Are there tensions between the special agents and the uniformed division?  

As you know, the uniformed division has three separate missions -- protecting the 18 acres of the White House complex and the vice president's residence, the foreign missions job and the specialty divisions. In this case, the magnetometer division, which is a special division. They do a fantastic job. And I know the chief of the Uniformed Division [Curtis Eldridge] personally. If there is a tension, I'm sure he's working hard to minimize it. Mark Sullivan is working hard to minimize internecine warfare. [On Ron Kessler's book:] I have not read the book. I don't intend to read the the book.

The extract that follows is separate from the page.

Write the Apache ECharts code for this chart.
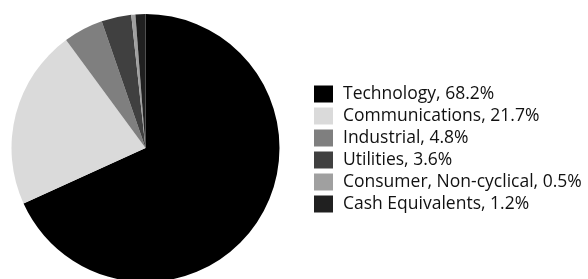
<!DOCTYPE html>
<html><head><meta charset="utf-8">
<script src="https://cdn.jsdelivr.net/npm/echarts@6/dist/echarts.min.js"></script>
<style>html,body{margin:0;padding:0;background:#fff}#c{width:588px;height:279px}</style>
</head><body><div id="c"></div>
<script>
const categories = ["Technology", "Communications", "Industrial", "Utilities", "Consumer, Non-cyclical", "Cash Equivalents"];
const values = [68.2, 21.7, 4.8, 3.6, 0.5, 1.2];
const colors = ["#000000", "#dadada", "#7f7f7f", "#404040", "#a0a0a0", "#202020"];

const chart = echarts.init(document.getElementById('c'), null, {renderer: 'canvas'});
chart.setOption({
  animation: false,
  legend: {
    orient: 'vertical', left: 314, top: 85, padding: 0,
    icon: 'rect', itemWidth: 19, itemHeight: 17, itemGap: 4,
    textStyle: {fontFamily: 'Open Sans', fontSize: 17.5, color: '#111', padding: [0,0,0,5]},
    formatter: function (name) { const i = categories.indexOf(name); return name + ', ' + values[i].toFixed(1) + '%'; },
    selectedMode: false
  },
  series: [{
    type: 'pie', center: [145.5, 148], radius: 134, startAngle: 90, clockwise: true,
    label: {show: false}, labelLine: {show: false},
    itemStyle: {borderWidth: 0},
    emphasis: {disabled: true},
    data: categories.map((n, i) => ({name: n, value: values[i], itemStyle: {color: colors[i]}}))
  }]
});
</script></body></html>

I understand that there's been a number of accusations made by the author that harbor fallacies rather than the fact of the question.

What about the tension between access and democracy and the Secret Service? The White House certainly doesn't do background checks on everyone who takes the Christmas tour or who attends a presidential event where they can shake his hand?

That's true. We're sometimes at the center of opposing philosophies. We would prefer to keep the president in a glass bubble for four or eight years. The staff wants to have maximum exposure. It's our duty to reach a happy medium. President Obama and others have worked ropelines where they've met thousands and thousands of people, and we don't do name checks on all of them. We take lots of measures -- overt and covert -- to prevent an untoward incident from occurring, but to be that invasive in screening, we'd be invading the public's privacy.